** Dataset extract **
---*---

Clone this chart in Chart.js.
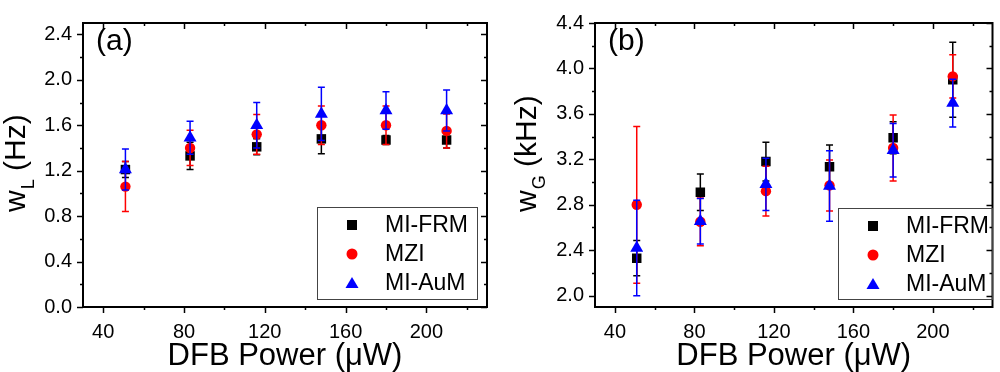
<!DOCTYPE html>
<html>
<head>
<meta charset="utf-8">
<script src="https://cdn.jsdelivr.net/npm/chart.js@4"></script>
<style>
  html, body { margin: 0; padding: 0; background: #fff; }
  #wrap { display: flex; width: 1000px; height: 372px; }
  canvas { display: block; }
</style>
</head>
<body>
<div id="wrap">
  <canvas id="panelA" width="500" height="372"></canvas>
  <canvas id="panelB" width="500" height="372"></canvas>
</div>
<script>
// DFB power (uW)
const power = [51, 83, 116, 148, 180, 210];
const seriesNames = ['MI-FRM', 'MZI', 'MI-AuM'];

// (a) Lorentzian width w_L (Hz)
const frmL = [1.21, 1.33, 1.41, 1.48, 1.47, 1.47];
const frmLErr = [0.07, 0.12, 0.07, 0.13, 0.04, 0.07];
const mziL = [1.06, 1.40, 1.52, 1.60, 1.60, 1.55];
const mziLErr = [0.22, 0.155, 0.175, 0.17, 0.17, 0.15];
const aumL = [1.21, 1.49, 1.60, 1.70, 1.73, 1.73];
const aumLErr = [0.18, 0.145, 0.2, 0.235, 0.165, 0.18];

// (b) Gaussian width w_G (kHz)
const frmG = [2.33, 2.91, 3.18, 3.135, 3.39, 3.90];
const frmGErr = [0.155, 0.16, 0.17, 0.19, 0.14, 0.33];
const mziG = [2.80, 2.65, 2.92, 2.97, 3.30, 3.93];
const mziGErr = [0.69, 0.21, 0.22, 0.225, 0.29, 0.19];
const aumG = [2.42, 2.655, 2.98, 2.965, 3.28, 3.695];
const aumGErr = [0.42, 0.2, 0.23, 0.31, 0.235, 0.21];

// ticks
const xTicks = [40, 80, 120, 160, 200];
const xMinor = [60, 100, 140, 180, 220];
const yTicksA = [0.0, 0.4, 0.8, 1.2, 1.6, 2.0, 2.4];
const yMinorA = [0.2, 0.6, 1.0, 1.4, 1.8, 2.2];
const yTicksB = [2.0, 2.4, 2.8, 3.2, 3.6, 4.0, 4.4];
const yMinorB = [2.2, 2.6, 3.0, 3.4, 3.8, 4.2];

const FONT = '"Liberation Sans", Arial, sans-serif';
const colors = ['#000000', '#ff0000', '#0000ff'];
const styles = ['rect', 'circle', 'triangle'];
const radii = [6.7, 5.2, 7.5];

function pts(ys) { return power.map((x, i) => ({ x: x, y: ys[i] })); }

// error bars: drawn just before each dataset's own markers
const errorBars = {
  id: 'errorBars',
  beforeDatasetDraw(chart, args) {
    const ds = chart.data.datasets[args.index];
    const xs = chart.scales.x, ys = chart.scales.y;
    const ctx = chart.ctx;
    ctx.save();
    ctx.strokeStyle = ds.borderColor;
    ctx.lineWidth = 1.5;
    ds.data.forEach((p, i) => {
      const e = ds.errors[i];
      const px = xs.getPixelForValue(p.x);
      const top = ys.getPixelForValue(p.y + e);
      const bot = ys.getPixelForValue(p.y - e);
      ctx.beginPath();
      ctx.moveTo(px, top); ctx.lineTo(px, bot);
      ctx.moveTo(px - 3.5, top); ctx.lineTo(px + 3.5, top);
      ctx.moveTo(px - 3.5, bot); ctx.lineTo(px + 3.5, bot);
      ctx.stroke();
    });
    ctx.restore();
  }
};

// frame, mirrored ticks, titles, panel letter and legend
const frame = {
  id: 'frame',
  afterDraw(chart, args, o) {
    const ctx = chart.ctx;
    const a = chart.chartArea;
    const xs = chart.scales.x, ys = chart.scales.y;
    ctx.save();
    ctx.strokeStyle = '#000';
    ctx.lineWidth = 1.5;
    const tick = (x1, y1, x2, y2) => { ctx.beginPath(); ctx.moveTo(x1, y1); ctx.lineTo(x2, y2); ctx.stroke(); };
    xTicks.forEach(v => { const p = Math.round(xs.getPixelForValue(v)) + 0.5; tick(p, a.bottom, p, a.bottom + 6); tick(p, a.top, p, a.top + 6); });
    xMinor.forEach(v => { const p = Math.round(xs.getPixelForValue(v)) + 0.5; tick(p, a.bottom, p, a.bottom + 3); tick(p, a.top, p, a.top + 3); });
    o.yTicks.forEach(v => { const p = Math.round(ys.getPixelForValue(v)) + 0.5; tick(a.left - 6, p, a.left, p); tick(a.right - 6, p, a.right, p); });
    o.yMinor.forEach(v => { const p = Math.round(ys.getPixelForValue(v)) + 0.5; tick(a.left - 3, p, a.left, p); tick(a.right - 3, p, a.right, p); });
    ctx.lineWidth = 2;
    ctx.strokeRect(a.left, a.top, a.right - a.left, a.bottom - a.top);

    ctx.fillStyle = '#000';
    // x title
    ctx.font = '31px ' + FONT;
    ctx.textAlign = 'center';
    ctx.textBaseline = 'alphabetic';
    ctx.fillText('DFB Power (\u03bcW)', (a.left + a.right) / 2, 365);
    // y title with subscript
    ctx.save();
    ctx.translate(o.titleX, 212);
    ctx.rotate(-Math.PI / 2);
    ctx.textAlign = 'left';
    ctx.font = '30px ' + FONT;
    ctx.fillText('w', 0, 0);
    let w = ctx.measureText('w').width;
    ctx.font = '18px ' + FONT;
    ctx.fillText(o.sub, w + 1, 9);
    w += ctx.measureText(o.sub).width + 1;
    ctx.font = '30px ' + FONT;
    ctx.fillText(' ' + o.unit, w, 0);
    ctx.restore();
    // panel letter
    ctx.font = '30px ' + FONT;
    ctx.textAlign = 'left';
    ctx.fillText(o.letter, a.left + 13, 50);

    // legend
    const L = o.legend;
    ctx.lineWidth = 1;
    ctx.strokeStyle = '#444';
    ctx.strokeRect(L.x + 0.5, L.y + 0.5, L.w, L.h);
    ctx.font = '23px ' + FONT;
    ctx.textBaseline = 'middle';
    seriesNames.forEach((name, i) => {
      const cy = L.y + 18 + i * 29;
      const cx = L.x + 35;
      ctx.fillStyle = colors[i];
      ctx.beginPath();
      if (i === 0) ctx.rect(cx - 5, cy - 5, 10, 10);
      else if (i === 1) ctx.arc(cx, cy, 5.5, 0, Math.PI * 2);
      else { ctx.moveTo(cx, cy - 6); ctx.lineTo(cx + 6.5, cy + 5); ctx.lineTo(cx - 6.5, cy + 5); ctx.closePath(); }
      ctx.fill();
      ctx.fillStyle = '#000';
      ctx.fillText(name, L.x + 68, cy + 1);
    });
    ctx.restore();
  }
};

function makePanel(id, series, errs, yMin, yMax, yTicks, yMinor, area, extra) {
  const datasets = series.map((ys, i) => ({
    label: seriesNames[i],
    data: pts(ys),
    errors: errs[i],
    pointStyle: styles[i],
    pointRadius: radii[i],
    backgroundColor: colors[i],
    borderColor: colors[i],
    borderWidth: 0,
    showLine: false,
    order: 3 - i
  }));
  return new Chart(document.getElementById(id), {
    type: 'scatter',
    data: { datasets: datasets },
    plugins: [errorBars, frame],
    options: {
      responsive: false,
      animation: false,
      devicePixelRatio: 1,
      events: [],
      layout: { padding: { left: 0, right: 500 - area.right, top: area.top, bottom: 0 } },
      plugins: {
        legend: { display: false },
        tooltip: { enabled: false },
        frame: Object.assign({ yTicks: yTicks, yMinor: yMinor }, extra)
      },
      scales: {
        x: {
          type: 'linear', min: 30, max: 230,
          afterBuildTicks: s => { s.ticks = xTicks.map(v => ({ value: v })); },
          afterFit: s => { s.height = 372 - area.bottom; },
          grid: { display: false, drawTicks: false },
          border: { display: false },
          ticks: { color: '#000', font: { family: FONT, size: 20 }, padding: 13, maxRotation: 0 }
        },
        y: {
          type: 'linear', min: yMin, max: yMax,
          afterBuildTicks: s => { s.ticks = yTicks.map(v => ({ value: v })); },
          afterFit: s => { s.width = area.left; },
          grid: { display: false, drawTicks: false },
          border: { display: false },
          ticks: { color: '#000', font: { family: FONT, size: 20 }, padding: 11, callback: v => v.toFixed(1) }
        }
      }
    }
  });
}

makePanel('panelA', [frmL, mziL, aumL], [frmLErr, mziLErr, aumLErr], 0, 2.5, yTicksA, yMinorA,
  { left: 83, right: 487, top: 9, bottom: 307 },
  { titleX: 25, sub: 'L', unit: '(Hz)', letter: '(a)', legend: { x: 317, y: 207, w: 160, h: 92 } });

makePanel('panelB', [frmG, mziG, aumG], [frmGErr, mziGErr, aumGErr], 1.9, 4.4, yTicksB, yMinorB,
  { left: 95, right: 498, top: 10, bottom: 307 },
  { titleX: 36, sub: 'G', unit: '(kHz)', letter: '(b)', legend: { x: 338, y: 208, w: 154, h: 91 } });
</script>
</body>
</html>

---*---

** Exercise requirements **
Restate only the lines running from the start of the material above through the line containing "return power.map((x, i)", ends included. No pictures.

** Result **
Clone this chart in Chart.js.
<!DOCTYPE html>
<html>
<head>
<meta charset="utf-8">
<script src="https://cdn.jsdelivr.net/npm/chart.js@4"></script>
<style>
  html, body { margin: 0; padding: 0; background: #fff; }
  #wrap { display: flex; width: 1000px; height: 372px; }
  canvas { display: block; }
</style>
</head>
<body>
<div id="wrap">
  <canvas id="panelA" width="500" height="372"></canvas>
  <canvas id="panelB" width="500" height="372"></canvas>
</div>
<script>
// DFB power (uW)
const power = [51, 83, 116, 148, 180, 210];
const seriesNames = ['MI-FRM', 'MZI', 'MI-AuM'];

// (a) Lorentzian width w_L (Hz)
const frmL = [1.21, 1.33, 1.41, 1.48, 1.47, 1.47];
const frmLErr = [0.07, 0.12, 0.07, 0.13, 0.04, 0.07];
const mziL = [1.06, 1.40, 1.52, 1.60, 1.60, 1.55];
const mziLErr = [0.22, 0.155, 0.175, 0.17, 0.17, 0.15];
const aumL = [1.21, 1.49, 1.60, 1.70, 1.73, 1.73];
const aumLErr = [0.18, 0.145, 0.2, 0.235, 0.165, 0.18];

// (b) Gaussian width w_G (kHz)
const frmG = [2.33, 2.91, 3.18, 3.135, 3.39, 3.90];
const frmGErr = [0.155, 0.16, 0.17, 0.19, 0.14, 0.33];
const mziG = [2.80, 2.65, 2.92, 2.97, 3.30, 3.93];
const mziGErr = [0.69, 0.21, 0.22, 0.225, 0.29, 0.19];
const aumG = [2.42, 2.655, 2.98, 2.965, 3.28, 3.695];
const aumGErr = [0.42, 0.2, 0.23, 0.31, 0.235, 0.21];

// ticks
const xTicks = [40, 80, 120, 160, 200];
const xMinor = [60, 100, 140, 180, 220];
const yTicksA = [0.0, 0.4, 0.8, 1.2, 1.6, 2.0, 2.4];
const yMinorA = [0.2, 0.6, 1.0, 1.4, 1.8, 2.2];
const yTicksB = [2.0, 2.4, 2.8, 3.2, 3.6, 4.0, 4.4];
const yMinorB = [2.2, 2.6, 3.0, 3.4, 3.8, 4.2];

const FONT = '"Liberation Sans", Arial, sans-serif';
const colors = ['#000000', '#ff0000', '#0000ff'];
const styles = ['rect', 'circle', 'triangle'];
const radii = [6.7, 5.2, 7.5];

function pts(ys) { return power.map((x, i) => ({ x: x, y: ys[i] })); }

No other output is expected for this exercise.